Still, not all the innovations work. Cantu and his employees still laugh about the "black course" they created: calamari battered in squid ink with black croutons, black foam, and a black purée. The idea was to get diners to look beyond the visual appearance, which was admittedly nauseating. They couldn't.
To make matters worse, it turned their mouths black. When they spruced it up with bright red beet flavors, Cantu says, "it looked worse – it looked dead and bleeding."
Similarly, pastry chef Ben Roche – a young chef who fits in easily with Cantu's wild style – says he can make desserts look like a bowl of chili cheese nachos or turn doughnuts into a soup, but he's learned to keep the flavors sweet.
"There are certain things you can't go too far with," he says.
Cantu says some diners still regard what he does as "Frankenstein food," but the novelty is the draw for most of those who come to his restaurant.
Seth Earley, a Boston consultant celebrating his fiancée's birthday at Moto, remembered reading about the restaurant in Fast Company magazine. He had an assistant search for the word "lasers" and "liquid nitrogen" online until she located the restaurant. His father was an inventor, Mr. Earley says: "This brought me back to the science and chemistry from childhood."
At the next table over, a group of friends in town for work are similarly impressed.
"It's like Disneyland for food," says Doug Clarkson, a healthcare industry worker from Dallas, as he starts on the frozen pancakes in his 18-course grand tasting menu that costs $165. "Our biggest concern is we have no idea how to explain this meal to our wives."
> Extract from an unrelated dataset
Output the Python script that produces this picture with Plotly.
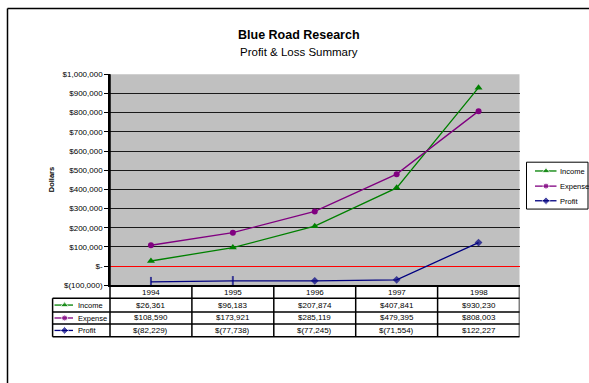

Here's a tasty recipe that is safe to try at home. It's a pancake batter made from doughnuts and a "syrup" made from mixing coffee and strawberry preserves. Any type of purchased glazed doughnut will work, or you can make your own doughnut if you choose:
Pancakes
5 glazed doughnuts
2 eggs
1/3 cup powdered sugar
2/3 cup milk
1/4 cup flour
1 tsp. baking powder
Place doughnuts, eggs, sugar, and milk in a blender. Blend at high speed until smooth. Add flour and baking powder and blend until just mixed. Ladle or spoon 3-inch rounds onto a hot greased skillet and cook until golden brown.
Coffee syrup
1/2 cup coffee
1 cup strawberry preserves
Mix with whisk or blend in blender just to combine. Serve warm or chilled over pancakes.